▶ [Stored data]:
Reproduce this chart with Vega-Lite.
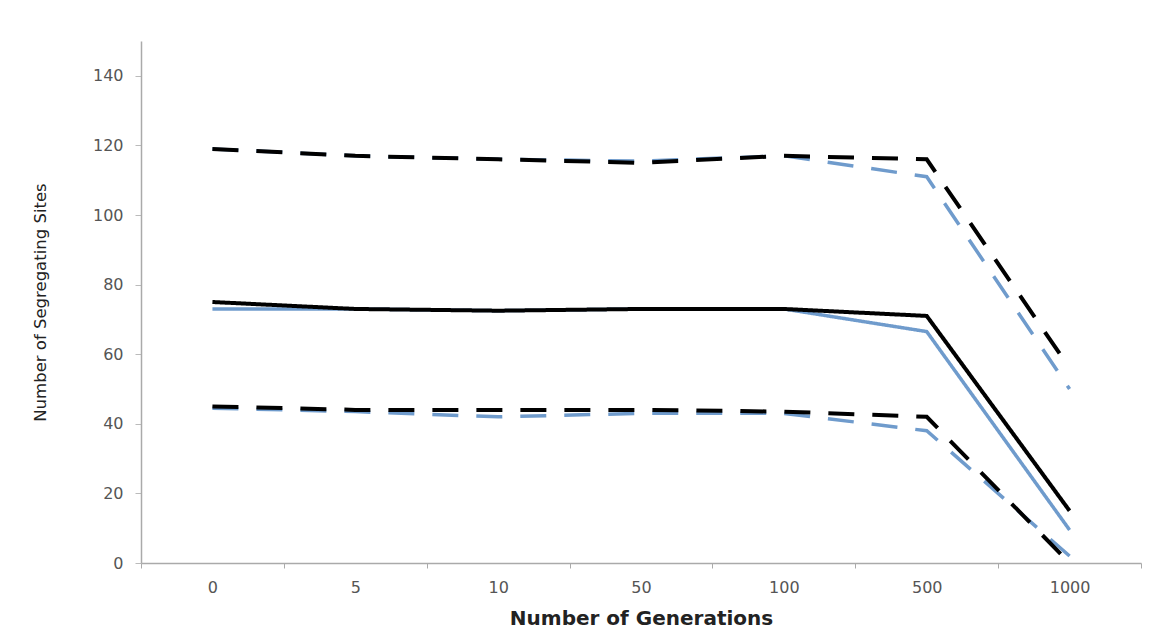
{
  "$schema": "https://vega.github.io/schema/vega-lite/v6.json",
  "width": 1000,
  "height": 522,
  "autosize": "none",
  "padding": {"left": 141, "top": 41, "right": 26, "bottom": 76},
  "background": "white",
  "config": {"view": {"stroke": null}, "font": "DejaVu Sans"},
  "data": {"values": [
    {"gen": "0", "color": "blue", "kind": "mean", "v": 73},
    {"gen": "5", "color": "blue", "kind": "mean", "v": 73},
    {"gen": "10", "color": "blue", "kind": "mean", "v": 72.5},
    {"gen": "50", "color": "blue", "kind": "mean", "v": 73},
    {"gen": "100", "color": "blue", "kind": "mean", "v": 73},
    {"gen": "500", "color": "blue", "kind": "mean", "v": 66.5},
    {"gen": "1000", "color": "blue", "kind": "mean", "v": 9.5},
    {"gen": "0", "color": "blue", "kind": "upper", "v": 119},
    {"gen": "5", "color": "blue", "kind": "upper", "v": 117},
    {"gen": "10", "color": "blue", "kind": "upper", "v": 116},
    {"gen": "50", "color": "blue", "kind": "upper", "v": 115.5},
    {"gen": "100", "color": "blue", "kind": "upper", "v": 117},
    {"gen": "500", "color": "blue", "kind": "upper", "v": 111},
    {"gen": "1000", "color": "blue", "kind": "upper", "v": 50},
    {"gen": "0", "color": "blue", "kind": "lower", "v": 44.5},
    {"gen": "5", "color": "blue", "kind": "lower", "v": 43.5},
    {"gen": "10", "color": "blue", "kind": "lower", "v": 42},
    {"gen": "50", "color": "blue", "kind": "lower", "v": 43},
    {"gen": "100", "color": "blue", "kind": "lower", "v": 43},
    {"gen": "500", "color": "blue", "kind": "lower", "v": 38},
    {"gen": "1000", "color": "blue", "kind": "lower", "v": 2},
    {"gen": "0", "color": "black", "kind": "mean", "v": 75},
    {"gen": "5", "color": "black", "kind": "mean", "v": 73},
    {"gen": "10", "color": "black", "kind": "mean", "v": 72.5},
    {"gen": "50", "color": "black", "kind": "mean", "v": 73},
    {"gen": "100", "color": "black", "kind": "mean", "v": 73},
    {"gen": "500", "color": "black", "kind": "mean", "v": 71},
    {"gen": "1000", "color": "black", "kind": "mean", "v": 15},
    {"gen": "0", "color": "black", "kind": "upper", "v": 119},
    {"gen": "5", "color": "black", "kind": "upper", "v": 117},
    {"gen": "10", "color": "black", "kind": "upper", "v": 116},
    {"gen": "50", "color": "black", "kind": "upper", "v": 115},
    {"gen": "100", "color": "black", "kind": "upper", "v": 117},
    {"gen": "500", "color": "black", "kind": "upper", "v": 116},
    {"gen": "1000", "color": "black", "kind": "upper", "v": 56},
    {"gen": "0", "color": "black", "kind": "lower", "v": 45},
    {"gen": "5", "color": "black", "kind": "lower", "v": 44},
    {"gen": "10", "color": "black", "kind": "lower", "v": 44},
    {"gen": "50", "color": "black", "kind": "lower", "v": 44},
    {"gen": "100", "color": "black", "kind": "lower", "v": 43.5},
    {"gen": "500", "color": "black", "kind": "lower", "v": 42},
    {"gen": "1000", "color": "black", "kind": "lower", "v": 0}
  ]},
  "encoding": {
    "x": {
      "field": "gen", "type": "ordinal", "bandPosition": 0.5,
      "sort": ["0", "5", "10", "50", "100", "500", "1000"],
      "scale": {"type": "band", "paddingInner": 0, "paddingOuter": 0},
      "axis": {
        "title": "Number of Generations", "titleFont": "DejaVu Sans", "titleFontSize": 20,
        "titleFontWeight": "bold", "titleColor": "#222", "titlePadding": 13,
        "labelAngle": 0, "labelFont": "DejaVu Sans", "labelFontSize": 16, "labelColor": "#555", "labelPadding": 11,
        "tickBand": "extent", "tickSize": 5, "tickColor": "#aaa",
        "domainColor": "#aaa", "domainWidth": 1.5
      }
    },
    "y": {
      "field": "v", "type": "quantitative",
      "scale": {"domain": [0, 150], "nice": false},
      "axis": {
        "title": "Number of Segregating Sites", "titleFont": "DejaVu Sans", "titleFontSize": 16.5,
        "titleFontWeight": "normal", "titleColor": "#222", "titlePadding": 44,
        "values": [0, 20, 40, 60, 80, 100, 120, 140], "grid": false,
        "labelFont": "DejaVu Sans", "labelFontSize": 16, "labelColor": "#555", "labelPadding": 12,
        "tickSize": 6, "tickColor": "#bbb", "domainColor": "#aaa", "domainWidth": 1.5
      }
    },
    "detail": {"field": "kind"},
    "strokeDash": {
      "field": "kind", "type": "nominal", "legend": null,
      "scale": {"domain": ["mean", "upper", "lower"], "range": [[1, 0], [26, 18], [26, 18]]}
    }
  },
  "layer": [
    {
      "transform": [{"filter": "datum.color === 'blue'"}],
      "mark": {"type": "line", "color": "#6f9bcc", "strokeWidth": 3.5}
    },
    {
      "transform": [{"filter": "datum.color === 'black'"}],
      "mark": {"type": "line", "color": "#000000", "strokeWidth": 4}
    }
  ]
}
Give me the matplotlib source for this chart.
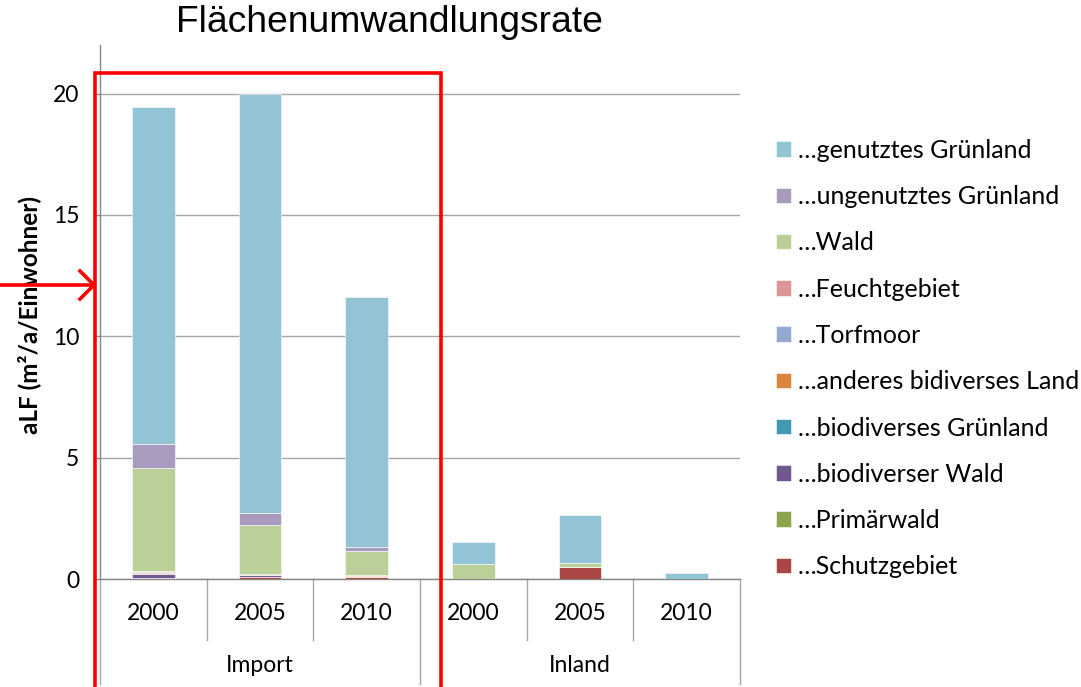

▶ [Brief]:
Retype all the records shown above, character for character. Omit every picture.

▶ [Task answer]:
Reproduce this chart with Vega-Lite.
{
  "$schema": "https://vega.github.io/schema/vega-lite/v6.json",
  "width": 1000,
  "height": 522,
  "autosize": "none",
  "padding": {"left": 141, "top": 41, "right": 26, "bottom": 76},
  "background": "white",
  "config": {"view": {"stroke": null}, "font": "DejaVu Sans"},
  "data": {"values": [
    {"gen": "0", "color": "blue", "kind": "mean", "v": 73},
    {"gen": "5", "color": "blue", "kind": "mean", "v": 73},
    {"gen": "10", "color": "blue", "kind": "mean", "v": 72.5},
    {"gen": "50", "color": "blue", "kind": "mean", "v": 73},
    {"gen": "100", "color": "blue", "kind": "mean", "v": 73},
    {"gen": "500", "color": "blue", "kind": "mean", "v": 66.5},
    {"gen": "1000", "color": "blue", "kind": "mean", "v": 9.5},
    {"gen": "0", "color": "blue", "kind": "upper", "v": 119},
    {"gen": "5", "color": "blue", "kind": "upper", "v": 117},
    {"gen": "10", "color": "blue", "kind": "upper", "v": 116},
    {"gen": "50", "color": "blue", "kind": "upper", "v": 115.5},
    {"gen": "100", "color": "blue", "kind": "upper", "v": 117},
    {"gen": "500", "color": "blue", "kind": "upper", "v": 111},
    {"gen": "1000", "color": "blue", "kind": "upper", "v": 50},
    {"gen": "0", "color": "blue", "kind": "lower", "v": 44.5},
    {"gen": "5", "color": "blue", "kind": "lower", "v": 43.5},
    {"gen": "10", "color": "blue", "kind": "lower", "v": 42},
    {"gen": "50", "color": "blue", "kind": "lower", "v": 43},
    {"gen": "100", "color": "blue", "kind": "lower", "v": 43},
    {"gen": "500", "color": "blue", "kind": "lower", "v": 38},
    {"gen": "1000", "color": "blue", "kind": "lower", "v": 2},
    {"gen": "0", "color": "black", "kind": "mean", "v": 75},
    {"gen": "5", "color": "black", "kind": "mean", "v": 73},
    {"gen": "10", "color": "black", "kind": "mean", "v": 72.5},
    {"gen": "50", "color": "black", "kind": "mean", "v": 73},
    {"gen": "100", "color": "black", "kind": "mean", "v": 73},
    {"gen": "500", "color": "black", "kind": "mean", "v": 71},
    {"gen": "1000", "color": "black", "kind": "mean", "v": 15},
    {"gen": "0", "color": "black", "kind": "upper", "v": 119},
    {"gen": "5", "color": "black", "kind": "upper", "v": 117},
    {"gen": "10", "color": "black", "kind": "upper", "v": 116},
    {"gen": "50", "color": "black", "kind": "upper", "v": 115},
    {"gen": "100", "color": "black", "kind": "upper", "v": 117},
    {"gen": "500", "color": "black", "kind": "upper", "v": 116},
    {"gen": "1000", "color": "black", "kind": "upper", "v": 56},
    {"gen": "0", "color": "black", "kind": "lower", "v": 45},
    {"gen": "5", "color": "black", "kind": "lower", "v": 44},
    {"gen": "10", "color": "black", "kind": "lower", "v": 44},
    {"gen": "50", "color": "black", "kind": "lower", "v": 44},
    {"gen": "100", "color": "black", "kind": "lower", "v": 43.5},
    {"gen": "500", "color": "black", "kind": "lower", "v": 42},
    {"gen": "1000", "color": "black", "kind": "lower", "v": 0}
  ]},
  "encoding": {
    "x": {
      "field": "gen", "type": "ordinal", "bandPosition": 0.5,
      "sort": ["0", "5", "10", "50", "100", "500", "1000"],
      "scale": {"type": "band", "paddingInner": 0, "paddingOuter": 0},
      "axis": {
        "title": "Number of Generations", "titleFont": "DejaVu Sans", "titleFontSize": 20,
        "titleFontWeight": "bold", "titleColor": "#222", "titlePadding": 13,
        "labelAngle": 0, "labelFont": "DejaVu Sans", "labelFontSize": 16, "labelColor": "#555", "labelPadding": 11,
        "tickBand": "extent", "tickSize": 5, "tickColor": "#aaa",
        "domainColor": "#aaa", "domainWidth": 1.5
      }
    },
    "y": {
      "field": "v", "type": "quantitative",
      "scale": {"domain": [0, 150], "nice": false},
      "axis": {
        "title": "Number of Segregating Sites", "titleFont": "DejaVu Sans", "titleFontSize": 16.5,
        "titleFontWeight": "normal", "titleColor": "#222", "titlePadding": 44,
        "values": [0, 20, 40, 60, 80, 100, 120, 140], "grid": false,
        "labelFont": "DejaVu Sans", "labelFontSize": 16, "labelColor": "#555", "labelPadding": 12,
        "tickSize": 6, "tickColor": "#bbb", "domainColor": "#aaa", "domainWidth": 1.5
      }
    },
    "detail": {"field": "kind"},
    "strokeDash": {
      "field": "kind", "type": "nominal", "legend": null,
      "scale": {"domain": ["mean", "upper", "lower"], "range": [[1, 0], [26, 18], [26, 18]]}
    }
  },
  "layer": [
    {
      "transform": [{"filter": "datum.color === 'blue'"}],
      "mark": {"type": "line", "color": "#6f9bcc", "strokeWidth": 3.5}
    },
    {
      "transform": [{"filter": "datum.color === 'black'"}],
      "mark": {"type": "line", "color": "#000000", "strokeWidth": 4}
    }
  ]
}
Give me the matplotlib source for this chart.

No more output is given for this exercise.